— start of Data provided —

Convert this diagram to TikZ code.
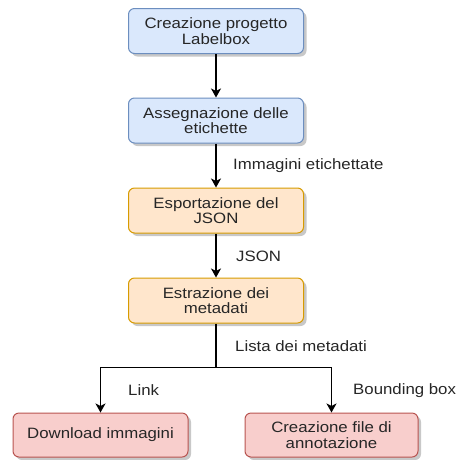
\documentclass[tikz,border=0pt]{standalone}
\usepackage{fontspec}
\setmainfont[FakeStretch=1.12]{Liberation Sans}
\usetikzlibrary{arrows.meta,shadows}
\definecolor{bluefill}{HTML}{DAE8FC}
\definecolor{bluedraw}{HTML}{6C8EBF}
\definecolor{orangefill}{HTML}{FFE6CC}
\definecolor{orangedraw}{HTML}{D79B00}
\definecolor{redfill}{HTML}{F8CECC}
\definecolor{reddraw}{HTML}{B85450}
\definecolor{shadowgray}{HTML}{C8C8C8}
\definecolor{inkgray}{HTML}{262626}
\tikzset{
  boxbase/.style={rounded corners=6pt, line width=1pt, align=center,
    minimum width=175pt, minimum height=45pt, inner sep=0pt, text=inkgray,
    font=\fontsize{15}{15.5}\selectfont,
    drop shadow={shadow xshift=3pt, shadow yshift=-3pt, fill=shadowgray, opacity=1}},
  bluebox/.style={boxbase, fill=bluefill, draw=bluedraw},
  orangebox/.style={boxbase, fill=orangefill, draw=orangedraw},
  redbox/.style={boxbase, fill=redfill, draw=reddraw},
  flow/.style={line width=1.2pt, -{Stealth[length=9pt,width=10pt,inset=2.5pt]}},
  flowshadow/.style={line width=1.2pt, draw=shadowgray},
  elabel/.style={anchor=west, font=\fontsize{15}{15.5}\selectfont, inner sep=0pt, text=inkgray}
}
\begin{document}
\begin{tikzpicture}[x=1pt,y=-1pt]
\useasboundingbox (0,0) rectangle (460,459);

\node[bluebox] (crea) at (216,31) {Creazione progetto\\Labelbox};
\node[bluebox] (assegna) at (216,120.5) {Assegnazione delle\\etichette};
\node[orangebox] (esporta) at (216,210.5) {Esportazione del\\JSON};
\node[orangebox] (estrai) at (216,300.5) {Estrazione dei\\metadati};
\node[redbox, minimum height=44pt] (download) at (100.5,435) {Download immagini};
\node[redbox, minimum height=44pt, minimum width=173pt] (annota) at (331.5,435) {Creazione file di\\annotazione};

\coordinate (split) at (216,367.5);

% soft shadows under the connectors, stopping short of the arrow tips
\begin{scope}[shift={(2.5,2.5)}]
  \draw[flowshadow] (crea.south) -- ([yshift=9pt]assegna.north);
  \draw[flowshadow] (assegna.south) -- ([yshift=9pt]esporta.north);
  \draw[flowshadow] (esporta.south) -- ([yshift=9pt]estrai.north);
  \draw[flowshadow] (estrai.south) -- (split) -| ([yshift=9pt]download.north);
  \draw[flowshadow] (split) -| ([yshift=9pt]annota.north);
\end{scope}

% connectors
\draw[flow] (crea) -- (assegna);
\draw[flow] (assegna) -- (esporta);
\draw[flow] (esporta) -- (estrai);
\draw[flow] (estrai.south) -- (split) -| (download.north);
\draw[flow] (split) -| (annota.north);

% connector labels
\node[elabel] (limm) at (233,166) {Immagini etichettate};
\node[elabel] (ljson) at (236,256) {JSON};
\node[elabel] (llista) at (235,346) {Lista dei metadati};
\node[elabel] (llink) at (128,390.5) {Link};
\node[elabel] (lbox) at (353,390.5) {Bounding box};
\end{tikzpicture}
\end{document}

— end of Data provided —

• _Task prompt_: Exclude the pictures, and transcribe all of the material exactly.

• _Solved problem_:
Convert this diagram to TikZ code.
\documentclass[tikz,border=0pt]{standalone}
\usepackage{fontspec}
\setmainfont[FakeStretch=1.12]{Liberation Sans}
\usetikzlibrary{arrows.meta,shadows}
\definecolor{bluefill}{HTML}{DAE8FC}
\definecolor{bluedraw}{HTML}{6C8EBF}
\definecolor{orangefill}{HTML}{FFE6CC}
\definecolor{orangedraw}{HTML}{D79B00}
\definecolor{redfill}{HTML}{F8CECC}
\definecolor{reddraw}{HTML}{B85450}
\definecolor{shadowgray}{HTML}{C8C8C8}
\definecolor{inkgray}{HTML}{262626}
\tikzset{
  boxbase/.style={rounded corners=6pt, line width=1pt, align=center,
    minimum width=175pt, minimum height=45pt, inner sep=0pt, text=inkgray,
    font=\fontsize{15}{15.5}\selectfont,
    drop shadow={shadow xshift=3pt, shadow yshift=-3pt, fill=shadowgray, opacity=1}},
  bluebox/.style={boxbase, fill=bluefill, draw=bluedraw},
  orangebox/.style={boxbase, fill=orangefill, draw=orangedraw},
  redbox/.style={boxbase, fill=redfill, draw=reddraw},
  flow/.style={line width=1.2pt, -{Stealth[length=9pt,width=10pt,inset=2.5pt]}},
  flowshadow/.style={line width=1.2pt, draw=shadowgray},
  elabel/.style={anchor=west, font=\fontsize{15}{15.5}\selectfont, inner sep=0pt, text=inkgray}
}
\begin{document}
\begin{tikzpicture}[x=1pt,y=-1pt]
\useasboundingbox (0,0) rectangle (460,459);

\node[bluebox] (crea) at (216,31) {Creazione progetto\\Labelbox};
\node[bluebox] (assegna) at (216,120.5) {Assegnazione delle\\etichette};
\node[orangebox] (esporta) at (216,210.5) {Esportazione del\\JSON};
\node[orangebox] (estrai) at (216,300.5) {Estrazione dei\\metadati};
\node[redbox, minimum height=44pt] (download) at (100.5,435) {Download immagini};
\node[redbox, minimum height=44pt, minimum width=173pt] (annota) at (331.5,435) {Creazione file di\\annotazione};

\coordinate (split) at (216,367.5);

% soft shadows under the connectors, stopping short of the arrow tips
\begin{scope}[shift={(2.5,2.5)}]
  \draw[flowshadow] (crea.south) -- ([yshift=9pt]assegna.north);
  \draw[flowshadow] (assegna.south) -- ([yshift=9pt]esporta.north);
  \draw[flowshadow] (esporta.south) -- ([yshift=9pt]estrai.north);
  \draw[flowshadow] (estrai.south) -- (split) -| ([yshift=9pt]download.north);
  \draw[flowshadow] (split) -| ([yshift=9pt]annota.north);
\end{scope}

% connectors
\draw[flow] (crea) -- (assegna);
\draw[flow] (assegna) -- (esporta);
\draw[flow] (esporta) -- (estrai);
\draw[flow] (estrai.south) -- (split) -| (download.north);
\draw[flow] (split) -| (annota.north);

% connector labels
\node[elabel] (limm) at (233,166) {Immagini etichettate};
\node[elabel] (ljson) at (236,256) {JSON};
\node[elabel] (llista) at (235,346) {Lista dei metadati};
\node[elabel] (llink) at (128,390.5) {Link};
\node[elabel] (lbox) at (353,390.5) {Bounding box};
\end{tikzpicture}
\end{document}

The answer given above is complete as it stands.